Я ведь считал, что современной русской поэзии нет. Оказалось, есть, существует! Приехав в Донбасс, я погрузился в мир, о котором ничего не знал: прекрасные стихи Анны Долгаревой, Юрия Кублановского и Игоря Караулова, талантливые писатели, художники. Я подружился с фотохудожником Митей Сергеевым. Он так тонко передает Донбасс – через глаза ребенка, разрушенные храмы. У него очень глубокие работы. Недавно мы с Анной Долгаревой дали импровизированный концерт в Москве. Я играл на скрипке, она читала свои стихи. Пришло невероятное количество людей, нам из помещения пришлось всем переместиться на улицу.
– Люди сейчас хотят настоящего?
– Конечно. Значение имеет только подлинное искусство. Люблю эту формулировку: «Искусство, как и всякое высокое ремесло, есть проявление смыслов». Искусство должно заниматься проявлением смыслов, только тогда оно настоящее.
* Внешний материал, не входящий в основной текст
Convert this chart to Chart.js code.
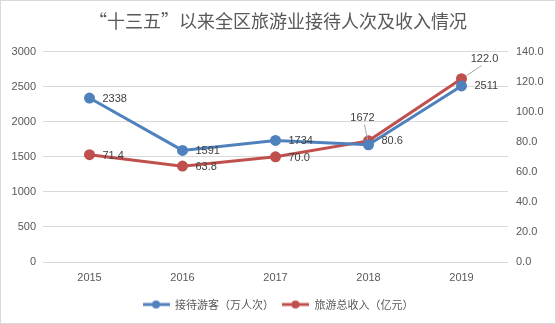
<!DOCTYPE html>
<html>
<head>
<meta charset="utf-8">
<script src="https://cdn.jsdelivr.net/npm/chart.js@4.4.1/dist/chart.umd.min.js"></script>
<style>
	html, body { margin: 0; padding: 0; background: #fff; }
	#wrap { width: 556px; height: 324px; box-sizing: border-box; border: 1px solid #d9d9d9; }
</style>
</head>
<body>
<div id="wrap"><canvas id="chart"></canvas></div>
<script>
// data
const years = ["2015", "2016", "2017", "2018", "2019"];
const visitors = [2338, 1591, 1734, 1672, 2511]; // 接待游客（万人次）
const revenue = [71.4, 63.8, 70.0, 80.6, 122.0]; // 旅游总收入（亿元）

const BLUE = "#4F81BD";
const RED = "#C0504D";
const NUM_FONT = "'Liberation Sans', Arial, sans-serif";
const CJK_FONT = "'Noto Sans CJK SC', sans-serif";

// label placement per point: [dx, dy, align, leader line [x1, y1, x2, y2] relative to the point]
const visitorLabelPos = [
	[13, 1, "left"],
	[13, 1, "left"],
	[13, 1, "left"],
	[-6, -27, "center", [-4, -20, -1, -5]],
	[13, 0, "left"],
];
const revenueLabelPos = [
	[13, 1, "left"],
	[13, 1, "left"],
	[13, 1, "left"],
	[13, 0, "left"],
	[23, -20, "center", [20, -13, 5, -3]],
];

// legend marker: short line with a dot in the middle
function legendMarker(color) {
	const c = document.createElement("canvas");
	c.width = 27;
	c.height = 10;
	const g = c.getContext("2d");
	g.strokeStyle = color;
	g.lineWidth = 3;
	g.beginPath();
	g.moveTo(0, 5);
	g.lineTo(27, 5);
	g.stroke();
	g.fillStyle = color;
	g.beginPath();
	g.arc(13.5, 5, 4, 0, Math.PI * 2);
	g.fill();
	return c;
}

const dataLabels = {
	id: "dataLabels",
	afterDatasetsDraw(chart) {
		const ctx = chart.ctx;
		const sets = [
			{ meta: chart.getDatasetMeta(0), vals: visitors, pos: visitorLabelPos, fmt: (v) => String(v) },
			{ meta: chart.getDatasetMeta(1), vals: revenue, pos: revenueLabelPos, fmt: (v) => v.toFixed(1) },
		];
		ctx.save();
		ctx.font = "11px " + NUM_FONT;
		ctx.fillStyle = "#404040";
		ctx.textBaseline = "middle";
		sets.forEach((s) => {
			s.meta.data.forEach((pt, i) => {
				const [dx, dy, align, leader] = s.pos[i];
				if (leader) {
					ctx.strokeStyle = "#a6a6a6";
					ctx.lineWidth = 1;
					ctx.beginPath();
					ctx.moveTo(pt.x + leader[0], pt.y + leader[1]);
					ctx.lineTo(pt.x + leader[2], pt.y + leader[3]);
					ctx.stroke();
				}
				ctx.textAlign = align;
				ctx.fillText(s.fmt(s.vals[i]), pt.x + dx, pt.y + dy);
			});
		});
		ctx.restore();
	},
};

new Chart(document.getElementById("chart"), {
	type: "line",
	data: {
		labels: years,
		datasets: [
			{
				label: "接待游客（万人次）",
				data: visitors,
				borderColor: BLUE,
				backgroundColor: BLUE,
				borderWidth: 3,
				pointRadius: 4,
				pointHoverRadius: 4,
				tension: 0,
				yAxisID: "y",
			},
			{
				label: "旅游总收入（亿元）",
				data: revenue,
				borderColor: RED,
				backgroundColor: RED,
				borderWidth: 3,
				pointRadius: 4,
				pointHoverRadius: 4,
				tension: 0,
				yAxisID: "y2",
			},
		],
	},
	options: {
		responsive: true,
		maintainAspectRatio: false,
		animation: false,
		layout: { padding: { left: 0, right: 0, top: 0, bottom: 3 } },
		plugins: {
			title: {
				display: true,
				text: "“十三五”以来全区旅游业接待人次及收入情况",
				color: "#595959",
				font: { family: CJK_FONT, size: 18, weight: "normal" },
				padding: { top: 9, bottom: 20 },
			},
			legend: {
				position: "bottom",
				labels: {
					usePointStyle: true,
					pointStyleWidth: 27,
					color: "#595959",
					font: { family: CJK_FONT, size: 11 },
					padding: 8,
					generateLabels(chart) {
						return chart.data.datasets.map((ds, i) => ({
							text: ds.label,
							fontColor: "#595959",
							pointStyle: legendMarker(ds.borderColor),
							strokeStyle: "transparent",
							fillStyle: "transparent",
							lineWidth: 0,
							hidden: false,
							datasetIndex: i,
						}));
					},
				},
			},
			tooltip: { enabled: false },
		},
		scales: {
			x: {
				offset: true,
				grid: { display: false },
				border: { display: false },
				ticks: { color: "#595959", font: { family: NUM_FONT, size: 11 }, padding: 1 },
				afterFit(scale) { scale.height = 29; },
			},
			y: {
				position: "left",
				min: 0,
				max: 3000,
				ticks: {
					stepSize: 500,
					color: "#595959",
					font: { family: NUM_FONT, size: 11 },
					padding: 7,
					callback: (v) => String(v),
				},
				grid: { color: "#d9d9d9", drawTicks: false },
				border: { display: false },
				afterFit(scale) { scale.width = 42; },
			},
			y2: {
				position: "right",
				min: 0,
				max: 140,
				ticks: {
					stepSize: 20,
					color: "#595959",
					font: { family: NUM_FONT, size: 11 },
					padding: 8,
					callback: (v) => v.toFixed(1),
				},
				grid: { display: false, drawTicks: false },
				border: { display: false },
				afterFit(scale) { scale.width = 47; },
			},
		},
	},
	plugins: [dataLabels],
});
</script>
</body>
</html>
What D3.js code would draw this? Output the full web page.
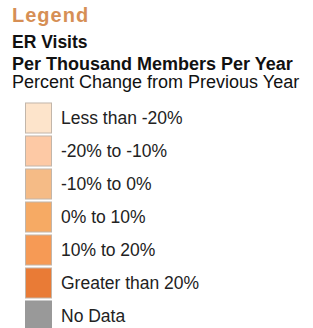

Во времена тяжелейших испытаний, когда общество и человек теряют силовое поле вокруг, проваливаются в неизвестность, именно искусство может стать опорой. Чтобы понять, как говорил Пушкин, куда ж нам плыть.
Я убежден, что представители нашей культуры сейчас должны быть в Донбассе. Это необходимо им самим! Как они могут пропускать такие страшные события, не видеть раны на теле своего народа?
Сейчас принято говорить, что искусство должно быть «наднациональным» и «пацифистичным». Конечно же, нет. Лучшие представители нашей культуры либо сами воевали, либо были там, где билось сердце страны. Нам нужна новая культурная политика. Она должна основываться на подтягивании уровня людей до лучших образцов классического искусства.
Как сказал писатель Захар Прилепин, «хорошо образованный народ, с хорошим вкусом и сложно мотивированной любовью к Родине непобедим». Билборды с этими словами можно поставить по всей стране. Все жалуются, что дети сидят в TikTok, смотрят на Даню Милохина. Но ведь не они же в этом виноваты! Они – продукт нашего общества.